EAT AT TONY'S Don't roll your eyes just yet. This ain't the 1970s rib joint you remember. Tony Roma's parent company is based right here in Orlando, and they've made the I-Drive location a flagship and testing ground for new recipes and craft cocktails. The fare is still crowd-pleasing; just think less Brady Bunch and more Modern Family.

MEET AT THE MONKEY The last remaining vestige of the formerly vast Funky Monkey empire is located at Pointe Orlando, and has been the proving ground for many of Orlando's top chefs, including Hell's Kitchen alum Ashley Nickell.

SEE FOOD Throw on your most elegant frock, order a chilly dry martini and prepare yourself for classic seafood preparations at present-day prices at Oceanaire Seafood Room. The oyster bar features 10 different oysters from around the globe, flown in fresh daily. We're almost certain the Oceanaire is the only place where baked Alaska is still a regular on the dessert menu.

MAMBO ITALIANO For plates piled high with pasta, you'll want to head to Maggiano's Little Italy at Pointe Orlando. Just north of Buca di Beppo's price point, this carbo-chain is famous for family-style dishes of eggplant parmigiana and flash-fried calamari. These guys are used to crowds, too, so for a big party, service will be a cinch. Just call ahead.

DEEP SOUTH DISHES She-crab soup is what you should start with when you sit down in the upscale-rustic digs at Itta Bena Food & Spirits on Pointe Orlando's upper level. Get there early to taste your pick of dozens of bourbons at the bar while the pianist takes requests. Once you've dined, head across the sidewalk to Lafayette's for live Dixieland, rock and jazz until the wee hours.

BEACH BITES The seafood-centric Tommy Bahama restaurant is a themed restaurant that tries really hard not to be a themed restaurant. But you just can't get around the khaki-clad, island-shirted "adventure casual" crowd here. The Maui-inspired menu is anything but casual, though, sporting Kona coffee-crusted ribeye and macadamia-crusted red snapper.
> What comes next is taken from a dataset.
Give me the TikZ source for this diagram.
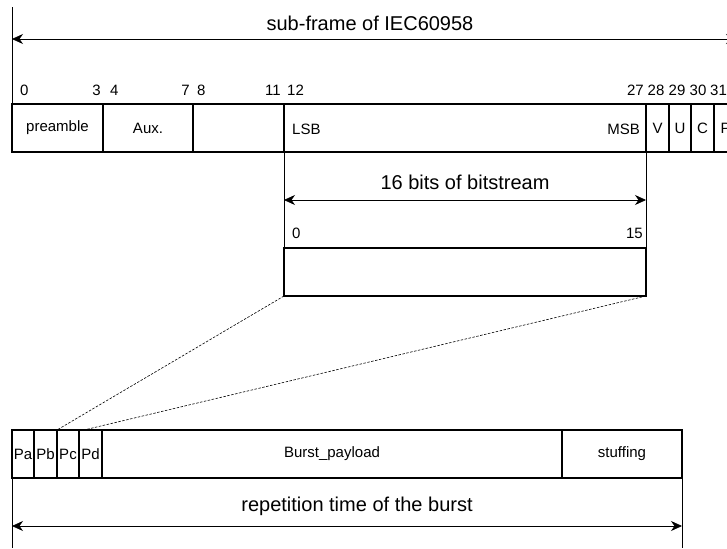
\documentclass[tikz,border=0pt]{standalone}
\usepackage{fontspec}
\setmainfont{Liberation Sans}
\usetikzlibrary{arrows.meta}
\newcommand\lblsz{\fontsize{15}{18}\selectfont}
\newcommand\ttlsz{\fontsize{20}{24}\selectfont}
\begin{document}
\begin{tikzpicture}[x=1pt,y=-1pt,
  cell/.style={draw, line width=1.1pt, inner sep=0pt, outer sep=0pt, anchor=north west, minimum height=48pt, font=\lblsz},
  lbl/.style={inner sep=0pt, font=\lblsz},
  ttl/.style={inner sep=0pt, font=\ttlsz, anchor=base},
  thinln/.style={line width=0.7pt},
  dimarr/.style={line width=0.7pt, {Stealth[length=11pt,width=10pt,inset=3.5pt]}-{Stealth[length=11pt,width=10pt,inset=3.5pt]}},
  dsh/.style={line width=0.6pt, dash pattern=on 2.5pt off 1.5pt}]
\useasboundingbox (0,0) rectangle (727,548);
% sub-frame
\node[cell, minimum width=91pt] (pre) at (12,104) {preamble};
\node[cell, minimum width=90pt] (aux) at (103,104) {Aux.};
\node[cell, minimum width=91pt] (blank) at (193,104) {};
\node[cell, minimum width=362pt] (data) at (284,104) {};
\node[cell, minimum width=23pt] (V) at (646,104) {V};
\node[cell, minimum width=22pt] (U) at (669,104) {U};
\node[cell, minimum width=23pt] (C) at (691,104) {C};
\node[cell, minimum width=23pt] (P) at (714,104) {P};
\node[lbl, anchor=west] (lsb) at (292,129) {LSB};
\node[lbl, anchor=east] (msb) at (640,129) {MSB};
% bit numbers
\node[lbl, anchor=west] (n0) at (20,90) {0};
\node[lbl, anchor=east] (n3) at (101,90) {3};
\node[lbl, anchor=west] (n4) at (110,90) {4};
\node[lbl, anchor=east] (n7) at (190,90) {7};
\node[lbl, anchor=west] (n8) at (197,90) {8};
\node[lbl, anchor=east] (n11) at (281,90) {11};
\node[lbl, anchor=west] (n12) at (287,90) {12};
\node[lbl, anchor=east] (n27) at (644,90) {27};
\node[lbl] (n28) at (656,90) {28};
\node[lbl] (n29) at (677,90) {29};
\node[lbl] (n30) at (698,90) {30};
\node[lbl, anchor=west] (n31) at (710,90) {31};
% title arrow
\coordinate (vtop) at (12,7);
\coordinate (tl) at (12,39);
\coordinate (tr) at (737,39);
\draw[thinln] (pre.north west) -- (vtop);
\draw[dimarr] (tl) -- (tr);
\node[ttl] (title) at (370,31) {sub-frame of IEC60958};
% 16 bits
\node[cell, minimum width=362pt] (bits) at (284,248) {};
\node[lbl, anchor=west] (b0) at (292,233) {0};
\node[lbl, anchor=east] (b15) at (643,233) {15};
\draw[thinln] (data.south west) -- (bits.north west);
\draw[thinln] (data.south east) -- (bits.north east);
\coordinate (bl) at (284,200);
\coordinate (br) at (646,200);
\draw[dimarr] (bl) -- (br);
\node[ttl] (bitstitle) at (465,189) {16 bits of bitstream};
% burst
\node[cell, minimum width=22pt] (Pa) at (12,430) {Pa};
\node[cell, minimum width=23pt] (Pb) at (34,430) {Pb};
\node[cell, minimum width=22pt] (Pc) at (57,430) {Pc};
\node[cell, minimum width=23pt] (Pd) at (79,430) {Pd};
\node[cell, minimum width=460pt] (pay) at (102,430) {Burst\_payload};
\node[cell, minimum width=120pt] (stuff) at (562,430) {stuffing};
\coordinate (pdt) at (84,430);
\draw[dsh] (bits.south west) -- (Pc.north west);
\draw[dsh] (bits.south east) -- (pdt);
% repetition
\coordinate (lbot) at (12,548);
\coordinate (rbot) at (682,548);
\draw[thinln] (Pa.south west) -- (lbot);
\draw[thinln] (stuff.south east) -- (rbot);
\coordinate (al) at (12,526);
\coordinate (ar) at (682,526);
\draw[dimarr] (al) -- (ar);
\node[ttl] (reptitle) at (357,511) {repetition time of the burst};
\end{tikzpicture}
\end{document}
CHOP CHOP What you won't get at Spencer's for Steaks and Chops at the Hilton Orlando: frills. What you will get: a damn good steak. The minimalist chophouse is favored for its aged, hand-cut Florida beef, but also flaunts lamb, pork and elk chops on its one-page menu. Steak sides are à la carte, and the celeriac au gratin shouldn't be overlooked.